:: Data excerpts

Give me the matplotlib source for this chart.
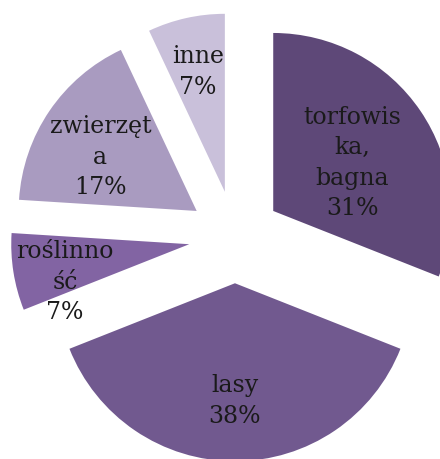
import numpy as np
import matplotlib.pyplot as plt

# shares of each source (percent), clockwise from 12 o'clock
categories = ['torfowis\nka,\nbagna', 'lasy', 'roślinno\nść', 'zwierzęt\na', 'inne']
values = [31, 38, 7, 17, 7]
colors = ['#5e4878', '#71598f', '#8264a3', '#a99bc0', '#c9c0da']

# where each label sits: distance from the wedge tip (fraction of radius)
# and a small rotation (degrees) away from the wedge's middle
label_dist = [0.52, 0.66, 0.73, 0.62, 0.69]
label_turn = [-3, 0, 8, 5, 0]


def main():
    fig = plt.figure(figsize=(4.40, 4.59), dpi=100)
    ax = fig.add_axes([0, 0, 1, 1])

    wedges, _ = ax.pie(values, colors=colors, startangle=90, counterclock=False,
                       explode=[0.26] * len(values), radius=1.0,
                       wedgeprops=dict(linewidth=0))

    for w, name, v, d, t in zip(wedges, categories, values, label_dist, label_turn):
        mid = np.deg2rad((w.theta1 + w.theta2) / 2 + t)
        cx, cy = w.center
        x = cx + d * w.r * np.cos(mid)
        y = cy + d * w.r * np.sin(mid)
        ax.text(x, y, f'{name}\n{v}%', ha='center', va='center',
                fontsize=17, family='DejaVu Serif', color='#1a1a1a',
                linespacing=1.42)

    ax.set_xlim(-1.32, 1.152)
    ax.set_ylim(-1.247, 1.331)
    ax.set_aspect('equal')
    ax.axis('off')

    fig.savefig('out.png', dpi=100)


if __name__ == "__main__":
    main()
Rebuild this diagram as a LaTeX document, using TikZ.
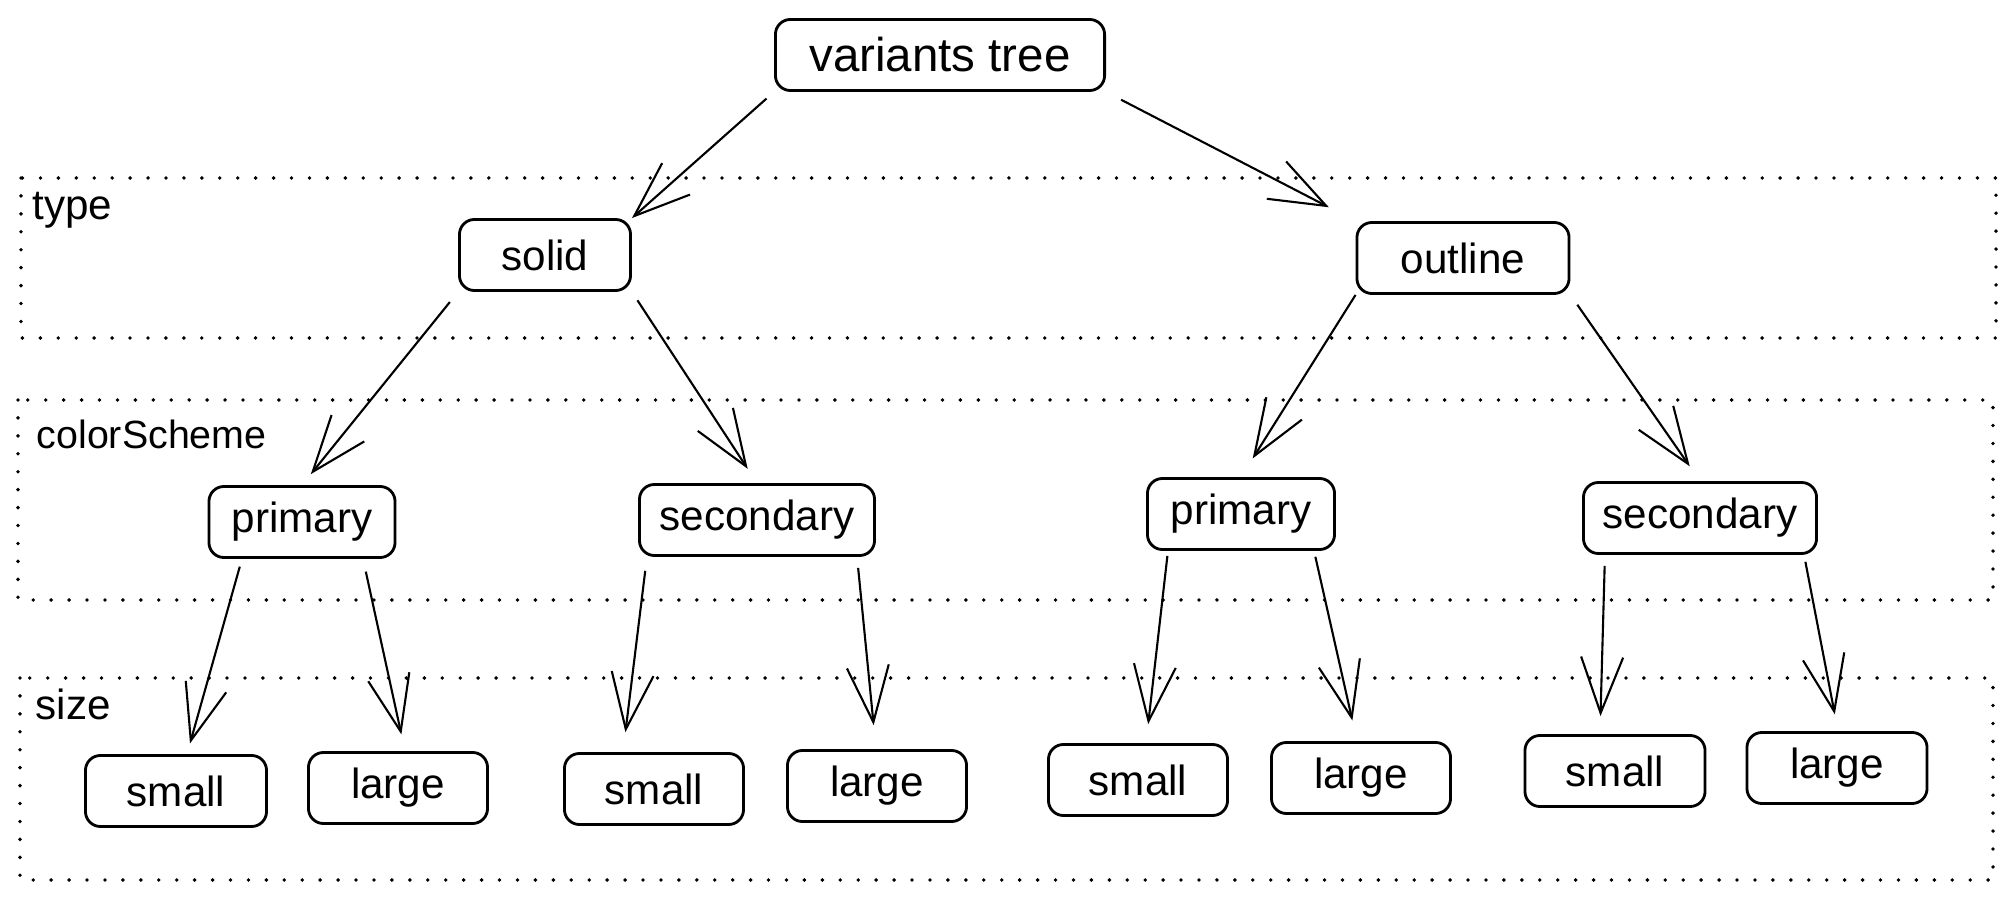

::::

Quote, exactly and only, the lines from the first line of the data above through the line containing "label_turn = [-3, 0, 8, 5, 0]". The pictures do not belong in it.

Give me the matplotlib source for this chart.
import numpy as np
import matplotlib.pyplot as plt

# shares of each source (percent), clockwise from 12 o'clock
categories = ['torfowis\nka,\nbagna', 'lasy', 'roślinno\nść', 'zwierzęt\na', 'inne']
values = [31, 38, 7, 17, 7]
colors = ['#5e4878', '#71598f', '#8264a3', '#a99bc0', '#c9c0da']

# where each label sits: distance from the wedge tip (fraction of radius)
# and a small rotation (degrees) away from the wedge's middle
label_dist = [0.52, 0.66, 0.73, 0.62, 0.69]
label_turn = [-3, 0, 8, 5, 0]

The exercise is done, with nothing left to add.